Leave out the pictures and copy every record exactly.

(Items from a dataset)
- - -
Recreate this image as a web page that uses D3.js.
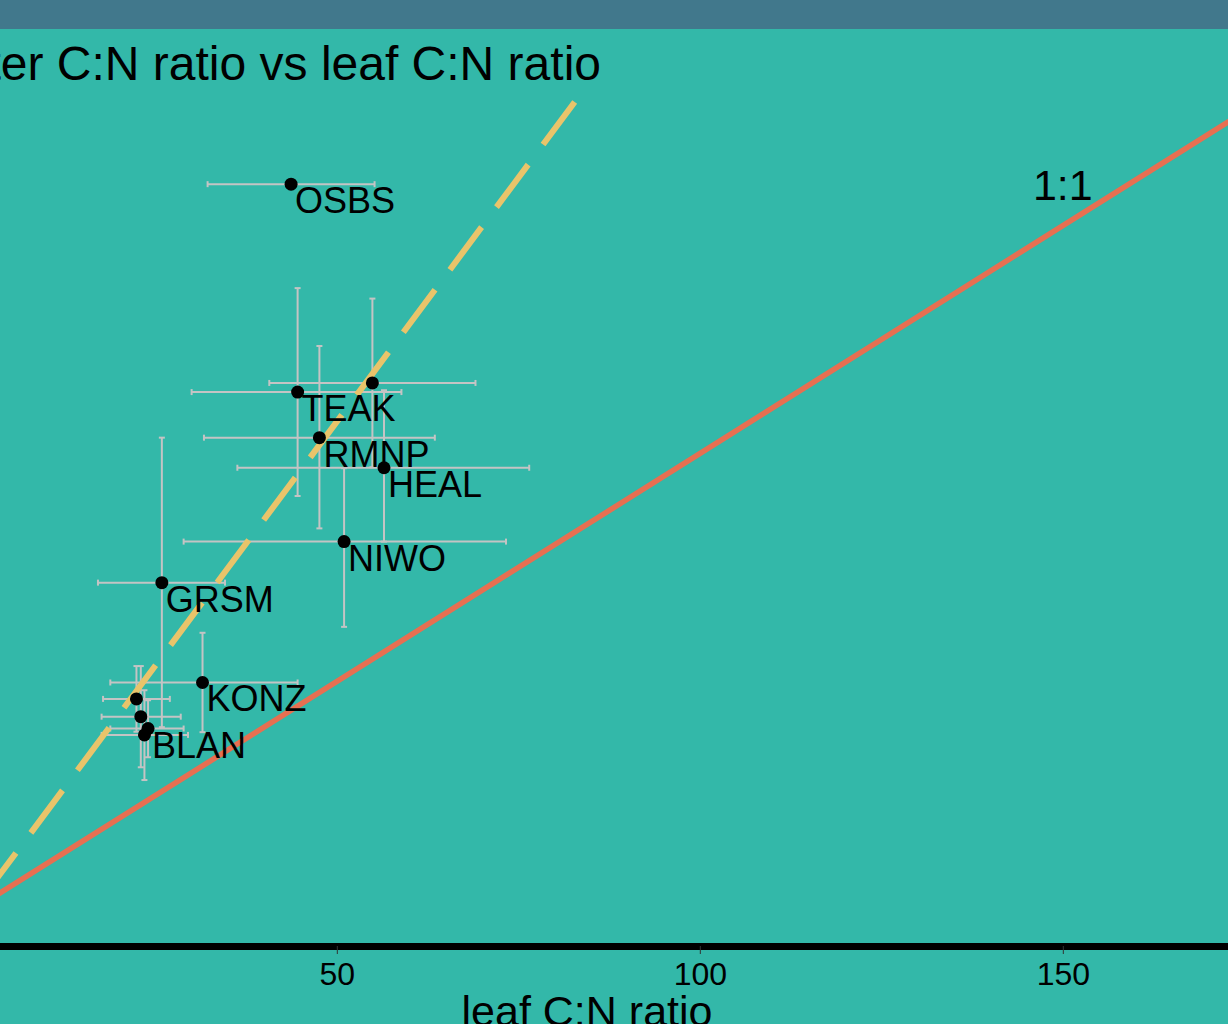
<!DOCTYPE html>
<html>
<head>
<meta charset="utf-8">
<script src="https://cdn.jsdelivr.net/npm/d3@7/dist/d3.min.js"></script>
<style>
  html, body { margin: 0; padding: 0; background: #33b8a9; overflow: hidden; }
  svg { display: block; font-family: "Liberation Sans", Arial, sans-serif; }
</style>
</head>
<body>
<svg id="chart" width="1228" height="1024"></svg>
<script>
// ---- data ----
const siteLabels = ["OSBS", "", "TEAK", "RMNP", "HEAL", "NIWO", "GRSM", "KONZ", "", "", "BLAN", ""];
const leafCN     = [43.7, 54.9, 44.6, 47.6, 56.5, 51.0, 25.9, 31.5, 22.4, 23.0, 24.0, 23.5];
const leafLow    = [32.2, 40.7, 30.0, 31.7, 36.3, 28.9, 17.1, 18.8, 17.8, 17.6, 18.8, 17.6];
const leafHigh   = [55.2, 69.1, 58.9, 63.5, 76.5, 73.3, 34.6, 44.6, 27.0, 28.5, 28.9, 29.5];
const litterCN   = [159.1, 115.5, 113.5, 103.5, 96.9, 80.7, 71.7, 49.8, 46.2, 42.3, 39.7, 38.3];
const litterLow  = [null, 97.0, 90.7, 83.6, 80.7, 62.0, 40.0, 38.9, 39.0, 31.2, 33.4, 28.4];
const litterHigh = [null, 134.0, 136.3, 123.6, 113.9, 96.8, 103.5, 60.7, 53.4, 53.4, 45.9, 48.1];
const xTicks = [50, 100, 150];
const xDomain = [-8.24, 177.16];
const yDomain = [-8, 178];
const fitSlope = 2.14, fitIntercept = 0;      // dashed fitted line
const oneToOneLabel = { x: 150, y: 159, text: "1:1" };
const titleText = "Litter C:N ratio vs leaf C:N ratio";
const xTitle = "leaf C:N ratio";

// ---- layout ----
const W = 1228, H = 1024;
const panel = { left: -86, right: 1260, top: 98, bottom: 946 };
const BG = "#33b8a9", BAR = "#41788c", RED = "#e76f51", YEL = "#e9c46a", EB = "#c4c4c4";

const svg = d3.select("#chart");
svg.append("rect").attr("width", W).attr("height", H).attr("fill", BG);
svg.append("rect").attr("width", W).attr("height", 29).attr("fill", BAR);

const x = d3.scaleLinear().domain(xDomain).range([panel.left, panel.right]);
const y = d3.scaleLinear().domain(yDomain).range([panel.bottom, panel.top]);

svg.append("clipPath").attr("id", "pclip").append("rect")
  .attr("x", panel.left).attr("y", panel.top)
  .attr("width", panel.right - panel.left).attr("height", panel.bottom - panel.top);

const data = leafCN.map((v, i) => ({
  label: siteLabels[i], x: v, xl: leafLow[i], xh: leafHigh[i],
  y: litterCN[i], yl: litterLow[i], yh: litterHigh[i]
}));

const g = svg.append("g").attr("clip-path", "url(#pclip)");
const CAP = 3;

// error bars
const eb = g.append("g").attr("stroke", EB).attr("stroke-width", 2).attr("fill", "none");
data.forEach(d => {
  eb.append("line").attr("x1", x(d.xl)).attr("x2", x(d.xh)).attr("y1", y(d.y)).attr("y2", y(d.y));
  eb.append("line").attr("x1", x(d.xl)).attr("x2", x(d.xl)).attr("y1", y(d.y) - CAP).attr("y2", y(d.y) + CAP);
  eb.append("line").attr("x1", x(d.xh)).attr("x2", x(d.xh)).attr("y1", y(d.y) - CAP).attr("y2", y(d.y) + CAP);
  if (d.yl != null) {
    eb.append("line").attr("x1", x(d.x)).attr("x2", x(d.x)).attr("y1", y(d.yl)).attr("y2", y(d.yh));
    eb.append("line").attr("x1", x(d.x) - CAP).attr("x2", x(d.x) + CAP).attr("y1", y(d.yl)).attr("y2", y(d.yl));
    eb.append("line").attr("x1", x(d.x) - CAP).attr("x2", x(d.x) + CAP).attr("y1", y(d.yh)).attr("y2", y(d.yh));
  }
});

// 1:1 line
g.append("line")
  .attr("x1", x(yDomain[0])).attr("y1", y(yDomain[0]))
  .attr("x2", x(xDomain[1])).attr("y2", y(xDomain[1]))
  .attr("stroke", RED).attr("stroke-width", 5.5);

// dashed fitted line, drawn from the top edge downward
const xTop = (yDomain[1] - fitIntercept) / fitSlope;
const xBot = xDomain[0];
g.append("line")
  .attr("x1", x(xTop)).attr("y1", y(yDomain[1]))
  .attr("x2", x(xBot)).attr("y2", y(fitIntercept + fitSlope * xBot))
  .attr("stroke", YEL).attr("stroke-width", 6)
  .attr("stroke-dasharray", "53,25").attr("stroke-dashoffset", -5);

// points
g.append("g").selectAll("circle").data(data).join("circle")
  .attr("cx", d => x(d.x)).attr("cy", d => y(d.y)).attr("r", 6.5).attr("fill", "#000");

// labels
svg.append("g").selectAll("text").data(data.filter(d => d.label)).join("text")
  .attr("x", d => x(d.x) + 4).attr("y", d => y(d.y) + 29)
  .attr("font-size", 36).attr("fill", "#000").text(d => d.label);

// 1:1 annotation
svg.append("text").attr("x", x(oneToOneLabel.x)).attr("y", y(oneToOneLabel.y))
  .attr("dy", "0.36em").attr("text-anchor", "middle").attr("font-size", 43)
  .attr("fill", "#000").text(oneToOneLabel.text);

// x axis
const ax = svg.append("g").attr("transform", `translate(0,${panel.bottom})`)
  .call(d3.axisBottom(x).tickValues(xTicks).tickSize(8).tickSizeOuter(0).tickPadding(8));
ax.select(".domain").attr("stroke", "#000").attr("stroke-width", 7);
ax.selectAll(".tick line").attr("stroke", "#333").attr("stroke-width", 1);
ax.selectAll(".tick text").attr("font-size", 32).attr("fill", "#000")
  .attr("font-family", "\"Liberation Sans\", Arial, sans-serif");
ax.raise();

// x title
svg.append("text").attr("x", (panel.left + panel.right) / 2).attr("y", 1026)
  .attr("text-anchor", "middle").attr("font-size", 43).attr("fill", "#000").text(xTitle);

// title (left part cut by the frame, as in the reference)
svg.append("text").attr("x", 601).attr("y", 80).attr("text-anchor", "end")
  .attr("font-size", 48).attr("fill", "#000").text(titleText);
</script>
</body>
</html>
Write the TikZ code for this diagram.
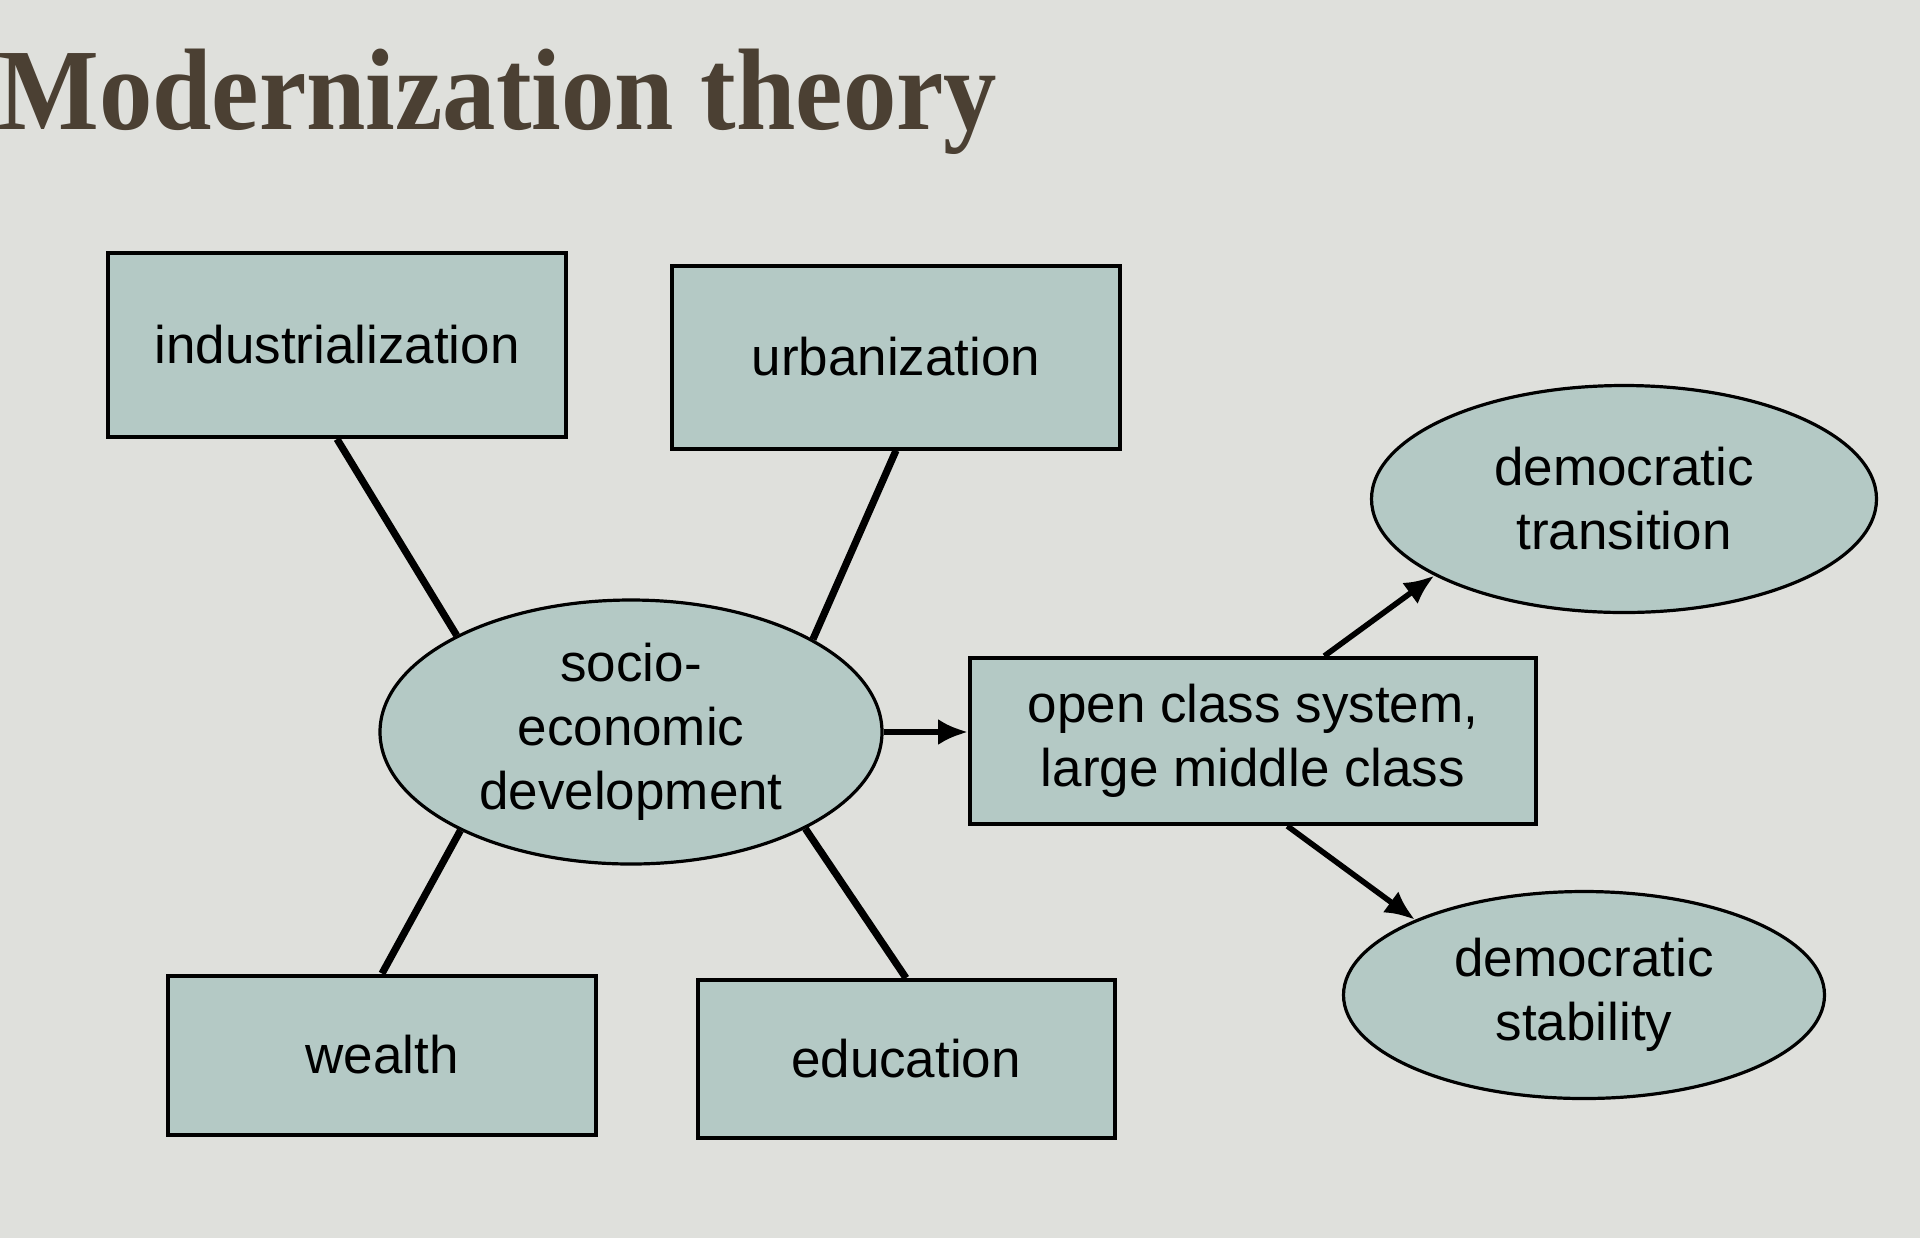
- - -
» **Response to this task**:
Recreate this image as a web page that uses D3.js.
<!DOCTYPE html>
<html>
<head>
<meta charset="utf-8">
<script src="https://cdn.jsdelivr.net/npm/d3@7/dist/d3.min.js"></script>
<style>
  html, body { margin: 0; padding: 0; background: #33b8a9; overflow: hidden; }
  svg { display: block; font-family: "Liberation Sans", Arial, sans-serif; }
</style>
</head>
<body>
<svg id="chart" width="1228" height="1024"></svg>
<script>
// ---- data ----
const siteLabels = ["OSBS", "", "TEAK", "RMNP", "HEAL", "NIWO", "GRSM", "KONZ", "", "", "BLAN", ""];
const leafCN     = [43.7, 54.9, 44.6, 47.6, 56.5, 51.0, 25.9, 31.5, 22.4, 23.0, 24.0, 23.5];
const leafLow    = [32.2, 40.7, 30.0, 31.7, 36.3, 28.9, 17.1, 18.8, 17.8, 17.6, 18.8, 17.6];
const leafHigh   = [55.2, 69.1, 58.9, 63.5, 76.5, 73.3, 34.6, 44.6, 27.0, 28.5, 28.9, 29.5];
const litterCN   = [159.1, 115.5, 113.5, 103.5, 96.9, 80.7, 71.7, 49.8, 46.2, 42.3, 39.7, 38.3];
const litterLow  = [null, 97.0, 90.7, 83.6, 80.7, 62.0, 40.0, 38.9, 39.0, 31.2, 33.4, 28.4];
const litterHigh = [null, 134.0, 136.3, 123.6, 113.9, 96.8, 103.5, 60.7, 53.4, 53.4, 45.9, 48.1];
const xTicks = [50, 100, 150];
const xDomain = [-8.24, 177.16];
const yDomain = [-8, 178];
const fitSlope = 2.14, fitIntercept = 0;      // dashed fitted line
const oneToOneLabel = { x: 150, y: 159, text: "1:1" };
const titleText = "Litter C:N ratio vs leaf C:N ratio";
const xTitle = "leaf C:N ratio";

// ---- layout ----
const W = 1228, H = 1024;
const panel = { left: -86, right: 1260, top: 98, bottom: 946 };
const BG = "#33b8a9", BAR = "#41788c", RED = "#e76f51", YEL = "#e9c46a", EB = "#c4c4c4";

const svg = d3.select("#chart");
svg.append("rect").attr("width", W).attr("height", H).attr("fill", BG);
svg.append("rect").attr("width", W).attr("height", 29).attr("fill", BAR);

const x = d3.scaleLinear().domain(xDomain).range([panel.left, panel.right]);
const y = d3.scaleLinear().domain(yDomain).range([panel.bottom, panel.top]);

svg.append("clipPath").attr("id", "pclip").append("rect")
  .attr("x", panel.left).attr("y", panel.top)
  .attr("width", panel.right - panel.left).attr("height", panel.bottom - panel.top);

const data = leafCN.map((v, i) => ({
  label: siteLabels[i], x: v, xl: leafLow[i], xh: leafHigh[i],
  y: litterCN[i], yl: litterLow[i], yh: litterHigh[i]
}));

const g = svg.append("g").attr("clip-path", "url(#pclip)");
const CAP = 3;

// error bars
const eb = g.append("g").attr("stroke", EB).attr("stroke-width", 2).attr("fill", "none");
data.forEach(d => {
  eb.append("line").attr("x1", x(d.xl)).attr("x2", x(d.xh)).attr("y1", y(d.y)).attr("y2", y(d.y));
  eb.append("line").attr("x1", x(d.xl)).attr("x2", x(d.xl)).attr("y1", y(d.y) - CAP).attr("y2", y(d.y) + CAP);
  eb.append("line").attr("x1", x(d.xh)).attr("x2", x(d.xh)).attr("y1", y(d.y) - CAP).attr("y2", y(d.y) + CAP);
  if (d.yl != null) {
    eb.append("line").attr("x1", x(d.x)).attr("x2", x(d.x)).attr("y1", y(d.yl)).attr("y2", y(d.yh));
    eb.append("line").attr("x1", x(d.x) - CAP).attr("x2", x(d.x) + CAP).attr("y1", y(d.yl)).attr("y2", y(d.yl));
    eb.append("line").attr("x1", x(d.x) - CAP).attr("x2", x(d.x) + CAP).attr("y1", y(d.yh)).attr("y2", y(d.yh));
  }
});

// 1:1 line
g.append("line")
  .attr("x1", x(yDomain[0])).attr("y1", y(yDomain[0]))
  .attr("x2", x(xDomain[1])).attr("y2", y(xDomain[1]))
  .attr("stroke", RED).attr("stroke-width", 5.5);

// dashed fitted line, drawn from the top edge downward
const xTop = (yDomain[1] - fitIntercept) / fitSlope;
const xBot = xDomain[0];
g.append("line")
  .attr("x1", x(xTop)).attr("y1", y(yDomain[1]))
  .attr("x2", x(xBot)).attr("y2", y(fitIntercept + fitSlope * xBot))
  .attr("stroke", YEL).attr("stroke-width", 6)
  .attr("stroke-dasharray", "53,25").attr("stroke-dashoffset", -5);

// points
g.append("g").selectAll("circle").data(data).join("circle")
  .attr("cx", d => x(d.x)).attr("cy", d => y(d.y)).attr("r", 6.5).attr("fill", "#000");

// labels
svg.append("g").selectAll("text").data(data.filter(d => d.label)).join("text")
  .attr("x", d => x(d.x) + 4).attr("y", d => y(d.y) + 29)
  .attr("font-size", 36).attr("fill", "#000").text(d => d.label);

// 1:1 annotation
svg.append("text").attr("x", x(oneToOneLabel.x)).attr("y", y(oneToOneLabel.y))
  .attr("dy", "0.36em").attr("text-anchor", "middle").attr("font-size", 43)
  .attr("fill", "#000").text(oneToOneLabel.text);

// x axis
const ax = svg.append("g").attr("transform", `translate(0,${panel.bottom})`)
  .call(d3.axisBottom(x).tickValues(xTicks).tickSize(8).tickSizeOuter(0).tickPadding(8));
ax.select(".domain").attr("stroke", "#000").attr("stroke-width", 7);
ax.selectAll(".tick line").attr("stroke", "#333").attr("stroke-width", 1);
ax.selectAll(".tick text").attr("font-size", 32).attr("fill", "#000")
  .attr("font-family", "\"Liberation Sans\", Arial, sans-serif");
ax.raise();

// x title
svg.append("text").attr("x", (panel.left + panel.right) / 2).attr("y", 1026)
  .attr("text-anchor", "middle").attr("font-size", 43).attr("fill", "#000").text(xTitle);

// title (left part cut by the frame, as in the reference)
svg.append("text").attr("x", 601).attr("y", 80).attr("text-anchor", "end")
  .attr("font-size", 48).attr("fill", "#000").text(titleText);
</script>
</body>
</html>
Write the TikZ code for this diagram.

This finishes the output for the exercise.